▶ **Supplied data**:
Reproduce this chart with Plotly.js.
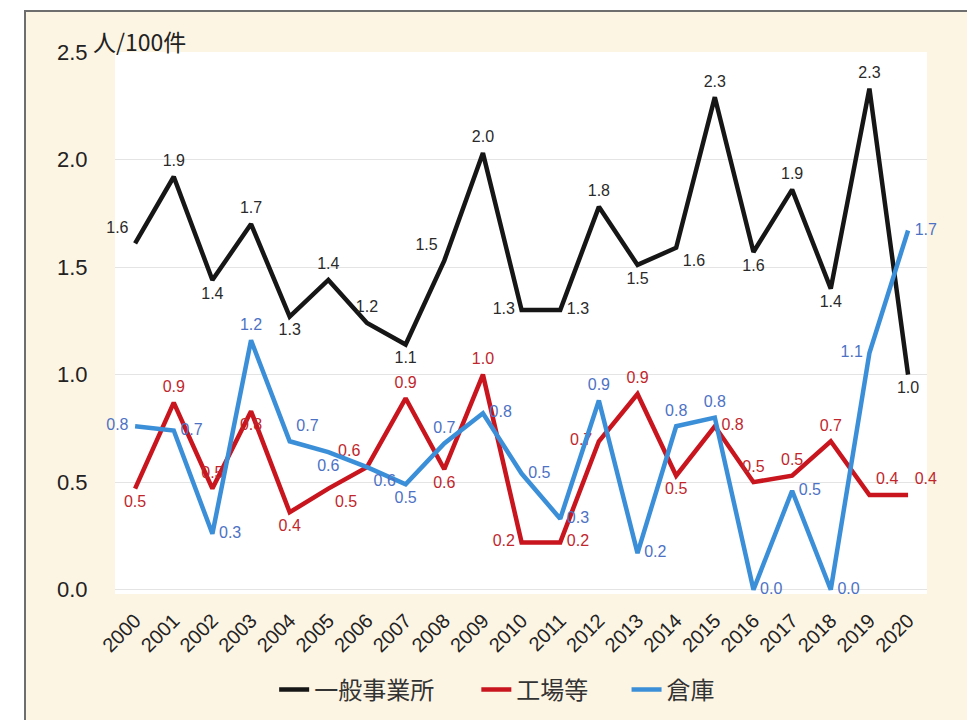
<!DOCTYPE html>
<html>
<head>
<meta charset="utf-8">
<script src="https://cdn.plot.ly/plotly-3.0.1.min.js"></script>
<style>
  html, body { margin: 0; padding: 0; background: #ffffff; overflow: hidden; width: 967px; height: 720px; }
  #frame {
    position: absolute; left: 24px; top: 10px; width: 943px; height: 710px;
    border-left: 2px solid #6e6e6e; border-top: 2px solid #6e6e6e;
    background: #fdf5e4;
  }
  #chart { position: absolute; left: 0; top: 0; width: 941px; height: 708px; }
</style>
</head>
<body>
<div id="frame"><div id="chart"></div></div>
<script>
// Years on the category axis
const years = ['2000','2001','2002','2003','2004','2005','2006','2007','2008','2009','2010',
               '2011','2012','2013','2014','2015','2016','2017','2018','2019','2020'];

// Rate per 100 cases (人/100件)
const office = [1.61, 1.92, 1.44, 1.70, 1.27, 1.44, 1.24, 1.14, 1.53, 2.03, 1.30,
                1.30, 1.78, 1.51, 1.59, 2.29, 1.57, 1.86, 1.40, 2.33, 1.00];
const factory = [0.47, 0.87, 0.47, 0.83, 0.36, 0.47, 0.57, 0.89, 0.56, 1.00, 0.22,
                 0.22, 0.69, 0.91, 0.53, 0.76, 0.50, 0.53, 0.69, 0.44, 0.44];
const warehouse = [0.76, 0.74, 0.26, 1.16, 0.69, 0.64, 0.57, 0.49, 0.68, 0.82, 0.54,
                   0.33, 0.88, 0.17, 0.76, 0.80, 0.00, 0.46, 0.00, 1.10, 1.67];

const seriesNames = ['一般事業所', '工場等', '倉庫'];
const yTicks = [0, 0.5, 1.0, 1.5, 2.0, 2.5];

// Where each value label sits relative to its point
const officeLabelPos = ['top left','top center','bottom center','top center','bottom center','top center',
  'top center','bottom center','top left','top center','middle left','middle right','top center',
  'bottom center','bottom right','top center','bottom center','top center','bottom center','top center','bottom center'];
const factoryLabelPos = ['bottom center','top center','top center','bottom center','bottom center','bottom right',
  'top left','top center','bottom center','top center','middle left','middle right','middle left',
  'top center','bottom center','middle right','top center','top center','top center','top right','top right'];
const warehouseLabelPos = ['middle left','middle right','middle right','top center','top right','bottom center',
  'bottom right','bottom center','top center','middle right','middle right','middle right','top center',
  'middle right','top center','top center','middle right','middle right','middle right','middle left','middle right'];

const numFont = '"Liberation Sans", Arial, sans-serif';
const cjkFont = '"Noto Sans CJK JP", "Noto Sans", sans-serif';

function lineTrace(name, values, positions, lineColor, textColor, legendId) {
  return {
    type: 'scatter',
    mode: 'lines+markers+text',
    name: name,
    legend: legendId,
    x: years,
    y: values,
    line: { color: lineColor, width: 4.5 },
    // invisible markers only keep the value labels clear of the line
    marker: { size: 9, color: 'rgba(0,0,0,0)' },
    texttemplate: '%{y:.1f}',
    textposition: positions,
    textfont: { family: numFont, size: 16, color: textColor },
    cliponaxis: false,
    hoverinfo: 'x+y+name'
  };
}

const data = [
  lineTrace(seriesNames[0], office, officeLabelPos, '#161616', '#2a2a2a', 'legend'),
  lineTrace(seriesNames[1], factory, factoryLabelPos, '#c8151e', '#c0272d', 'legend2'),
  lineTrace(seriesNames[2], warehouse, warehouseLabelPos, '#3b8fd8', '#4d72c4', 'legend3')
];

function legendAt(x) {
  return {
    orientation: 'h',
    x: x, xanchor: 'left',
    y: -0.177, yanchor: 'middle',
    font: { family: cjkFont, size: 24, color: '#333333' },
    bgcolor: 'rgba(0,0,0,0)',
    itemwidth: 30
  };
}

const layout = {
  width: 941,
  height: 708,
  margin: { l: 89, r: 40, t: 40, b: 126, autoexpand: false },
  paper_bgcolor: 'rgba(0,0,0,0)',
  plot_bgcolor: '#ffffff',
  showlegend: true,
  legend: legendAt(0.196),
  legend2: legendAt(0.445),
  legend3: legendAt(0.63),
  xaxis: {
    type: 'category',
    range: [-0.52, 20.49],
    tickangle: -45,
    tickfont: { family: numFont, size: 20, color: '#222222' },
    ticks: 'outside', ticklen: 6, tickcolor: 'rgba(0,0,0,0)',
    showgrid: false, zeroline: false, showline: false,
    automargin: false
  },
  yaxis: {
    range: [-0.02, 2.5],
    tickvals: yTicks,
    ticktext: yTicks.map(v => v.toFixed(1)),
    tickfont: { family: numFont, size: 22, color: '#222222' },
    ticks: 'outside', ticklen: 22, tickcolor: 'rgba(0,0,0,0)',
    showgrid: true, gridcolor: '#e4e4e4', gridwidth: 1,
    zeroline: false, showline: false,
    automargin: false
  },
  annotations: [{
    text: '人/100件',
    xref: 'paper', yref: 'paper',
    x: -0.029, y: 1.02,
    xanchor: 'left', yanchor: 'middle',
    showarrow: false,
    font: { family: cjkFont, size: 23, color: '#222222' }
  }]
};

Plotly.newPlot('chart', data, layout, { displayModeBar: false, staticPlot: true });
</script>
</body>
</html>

▶ **Requirements**:
Copy all lines from the material that include "chart".

▶ **Exercise result**:
Reproduce this chart with Plotly.js.
  #chart { position: absolute; left: 0; top: 0; width: 941px; height: 708px; }
<div id="frame"><div id="chart"></div></div>
Plotly.newPlot('chart', data, layout, { displayModeBar: false, staticPlot: true });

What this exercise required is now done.